Leaving behind business tasks such as market research or networking lets us focus on that difficult to measure value that is generated by travels. Below you can find the benefits of traveling through my eyes. Those benefits that make me happier and help me be more productive and helpful to others.

  1. Wider perspective – in our every day life we tend to stick to people who are like us. That gives us a false perspective of reality and may lead us to “first world problems” that diminish our empathy and happiness levels. While meeting random people in the streets, hostels or local bars around the globe I often realize what a different map of reality another person can have. That sheds a new light on my own priorities and challenges. Thanks to that I have become a minimalist and feel more pleasure in getting rid of material things than in buying them. That has also changed my motivation in business from making money to making a positive impact and having fun.
  1. Space for creativity – we often live each day under the pressure of tasks. That may develop our problem-solving muscle, but narrow our perspective. Maybe we spend a lot of time solving the wrong problems? Do we really know why we do what we do for 50-70-or-more hours a week? When I travel I let myself get bored and lazy. In that blank space great ideas tend to pop up. One time I realized that the constant feeling of anxiety just doesn’t have any purpose and should be ignored, as fear is supposed to be a useful tool to reflect on in very specific situations. Permanent fear mode has no meaning. That in itself was a huge relief.
  1. Practical inspiration – observing the role of food in the lives of people in Japan, listening to the majestic waterfalls of Iguazu roar or watching a storm that hits the waters of lake Victoria in Tanzania – broadens the library of ideas about the World. I found patterns and concepts that may become the source of value to some project in the future. Reading books while traveling and having time to underline and digest ideas (good examples from my trips are “The 4 Hour Work Week” by Tim Ferriss and “The Code of An Extraordinary Mind” by Vishen Lakhiani) is a value in itself. I observe differences and similarities to what I already know. Thanks to that I find new forms of behavior that work far away from home and can be tested when I get back. For example, customer service in restaurants and retails stores around the US has served as a huge inspiration for me in working with clients in Poland.
  1. Risk-taking muscle – taking that uncomfortable step against fear and deciding to go white water rafting or scuba diving for the first time. Eating street food from a dirty stall somewhere in Southeast Asia, sleeping in a tent in the middle of a plain, hearing animals sniffing around in the middle of the night, trying to find my way in Japan without a map and nobody speaking English. I love that feeling of discomfort that leads to satisfaction from self-reliance in problem solving. I believe this is how entrepreneurs develop their antifragility muscle. Once I have to make a difficult decision back home, such as killing a project I have been working on for a long time, when I see it’s not performing, I do it with no hesitation.
  1. Curiosity towards others – so much time and attention on being with other people in person not on social media. Just in one car, hostel or restaurant. Embracing cultural differences and understanding that a simple smile can mean something else to a person in the US than in China. To not get offended and try to understand. Walking down a trail. Talking about values. Developing empathy. I love traveling with my close ones because it is easier for me to focus 100% attention on others and really enjoy their company. That leads to better understanding of how people make decisions and what is important to them. This has helped develop one of my most important skills in designing business strategy.
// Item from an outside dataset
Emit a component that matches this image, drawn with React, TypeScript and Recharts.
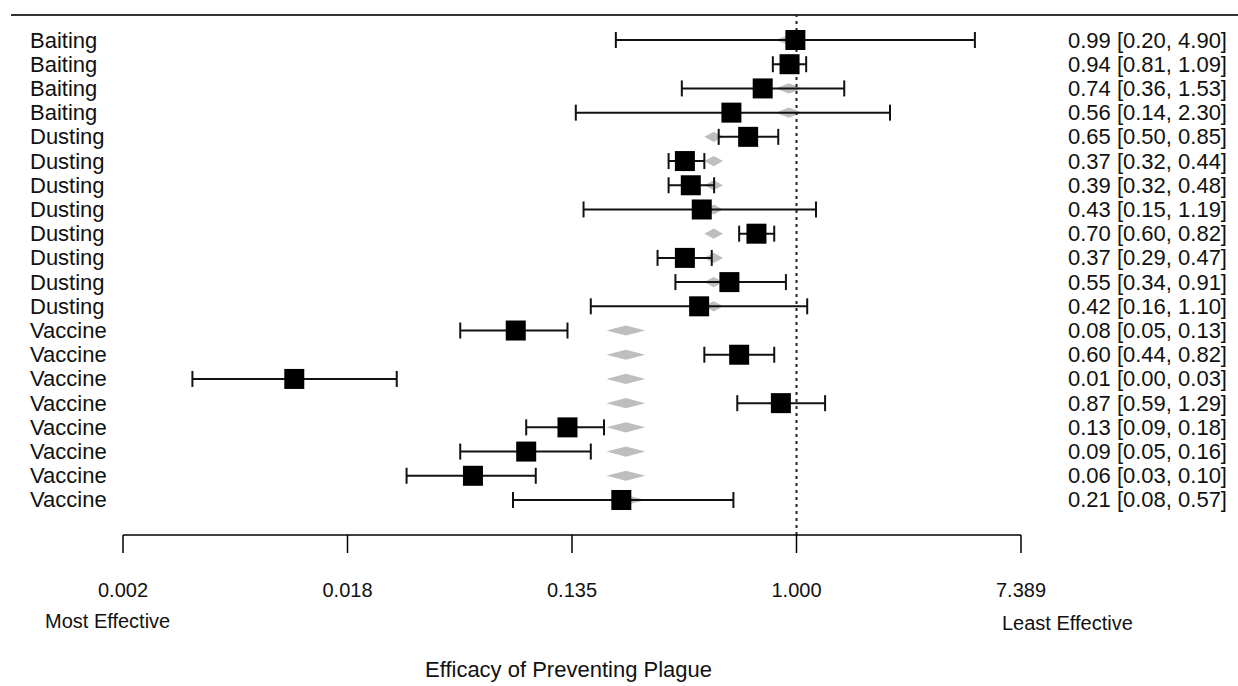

Some inspirations to hit the road

Maybe you now feel convinced and you are looking for specific ideas that can inspire you to buy that ticket and take some time off from your daily routine. I keep a bucket list of places I want to visit. I check that list when I feel like going somewhere.
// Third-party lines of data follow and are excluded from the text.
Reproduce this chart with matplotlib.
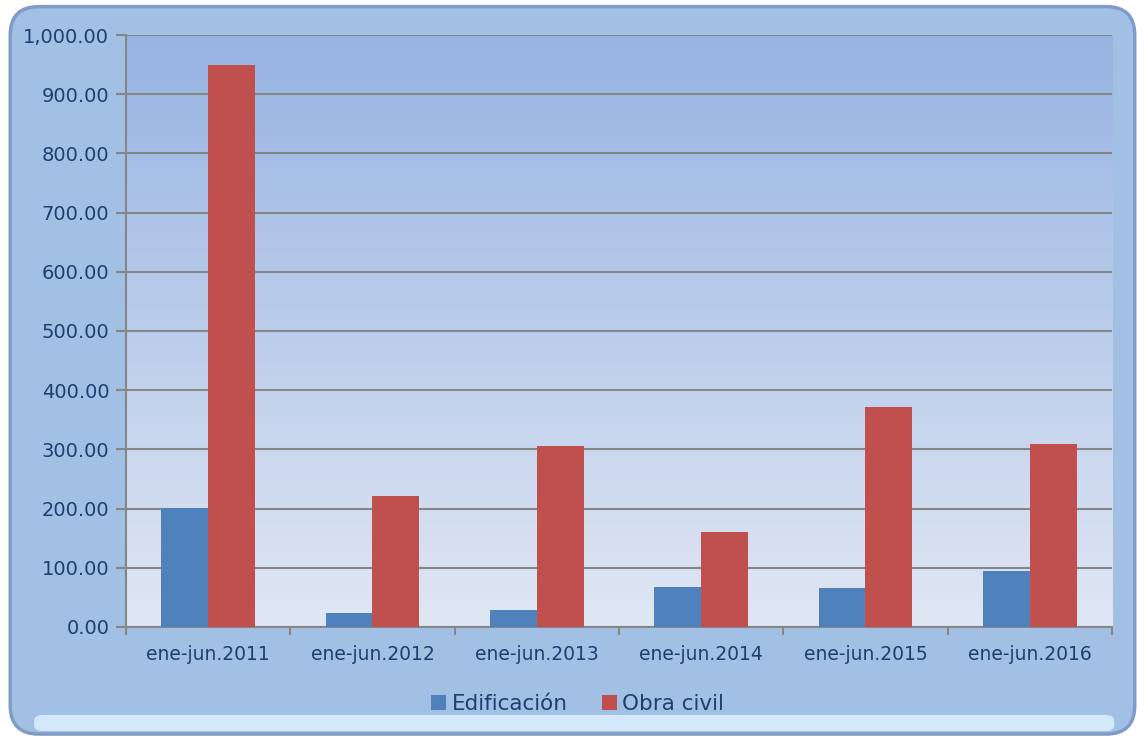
import numpy as np
import matplotlib.pyplot as plt
from matplotlib.patches import FancyBboxPatch
from matplotlib.colors import LinearSegmentedColormap

categories = ['ene-jun.2011', 'ene-jun.2012', 'ene-jun.2013',
              'ene-jun.2014', 'ene-jun.2015', 'ene-jun.2016']
edificacion = [201, 23, 29, 68, 65, 95]
obra_civil = [949, 221, 306, 160, 372, 309]

text_col = '#1f3f6e'

fig = plt.figure(figsize=(11.37, 7.37), dpi=100)
fig.patch.set_facecolor('white')

# rounded bevel frame behind everything
frame = FancyBboxPatch((0.009, 0.004), 0.989, 0.987,
                       boxstyle='round,pad=0,rounding_size=0.025',
                       transform=fig.transFigure, facecolor='#a2bfe4',
                       edgecolor='#7e9cc7', linewidth=2.5, zorder=-3,
                       mutation_aspect=1137 / 737)
fig.patches.append(frame)
# light highlight along bottom edge
hl = FancyBboxPatch((0.03, 0.008), 0.95, 0.022,
                    boxstyle='round,pad=0,rounding_size=0.008',
                    transform=fig.transFigure, facecolor='#d3e8fa',
                    edgecolor='none', zorder=-2)
fig.patches.append(hl)

ax = fig.add_axes([0.1108, 0.1493, 0.8672, 0.8032])
ax.set_facecolor('none')

# gradient for plot area
cmap = LinearSegmentedColormap.from_list('bg', ['#97b3e2', '#e0e7f4'])
grad = np.linspace(0, 1, 256).reshape(-1, 1)
ax.imshow(grad, cmap=cmap, aspect='auto', extent=[0, 1, 0, 1],
          transform=ax.transAxes, zorder=0)

x = np.arange(len(categories))
w = 0.285
ax.bar(x - w / 2, edificacion, w, color='#4f81bd', label='Edificación', zorder=3)
ax.bar(x + w / 2, obra_civil, w, color='#c0504d', label='Obra civil', zorder=3)

ax.set_xlim(-0.5, len(categories) - 0.5)
ax.set_ylim(0, 1000)
ax.set_yticks(np.arange(0, 1001, 100))
ax.set_yticklabels([f'{v:,.2f}' for v in np.arange(0, 1001, 100)])
ax.yaxis.grid(True, color='#868686', linewidth=1.5, zorder=1)
ax.set_axisbelow(True)

ax.set_xticks(x)
ax.set_xticklabels(categories)
ax.set_xticks(np.arange(-0.5, len(categories)), minor=True)
ax.tick_params(axis='x', which='major', length=0, pad=13,
               labelsize=13.5, labelcolor=text_col)
ax.tick_params(axis='x', which='minor', length=6, color='#868686', width=1.5)
ax.tick_params(axis='y', length=7, color='#868686', width=1.5,
               labelsize=14, labelcolor=text_col, pad=5)

for s in ['top', 'right']:
    ax.spines[s].set_visible(False)
for s in ['left', 'bottom']:
    ax.spines[s].set_color('#868686')
    ax.spines[s].set_linewidth(1.5)

leg = fig.legend(loc='center', bbox_to_anchor=(0.508, 0.045), ncol=2,
                 frameon=False, fontsize=15.5, handlelength=0.7,
                 handleheight=0.7, handletextpad=0.25, columnspacing=1.6)
for t in leg.get_texts():
    t.set_color(text_col)

fig.savefig('out.png', dpi=100, facecolor=fig.get_facecolor())
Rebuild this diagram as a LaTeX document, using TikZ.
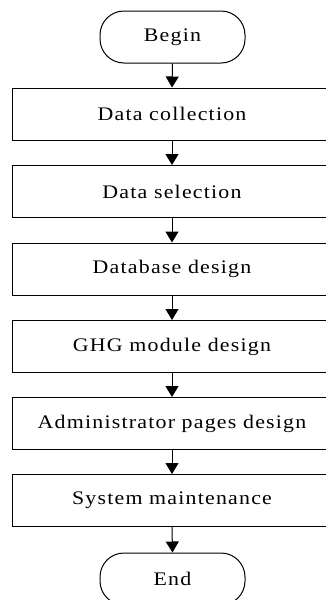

I made a list of six reasons to travel that I found in 2016. All these journeys have improved my happiness level and feeling of fulfillment. You can add traveling to such activities:

  1. Expanding hobbies (half-marathon in Rome and scuba diving with friends on Malta)
  2. Spending quality time with friends (a weekend in Istanbul and a road trip around New Zealand)
  3. Reconnecting with parents (a trip to Madrid)
  4. Cherishing time with my loved one (a road trip around the US, Canada and Mexico)
  5. Networking and researching new markets (speaking engagements in Oxford and Kiev)
  6. Improving skills through self-development programs (Swedish Institute Management Programme in Sweden and Latvia)

Next step?

Ready to go? I am very curious about your perspective on the benefits, reasons and methods of making traveling a pleasant and enriching hobby. If you feel you are not traveling often enough – what is limiting you?

If you still hesitate, I encourage you to read “Vagabonding” by Rolf Potts. It has made me love traveling even more.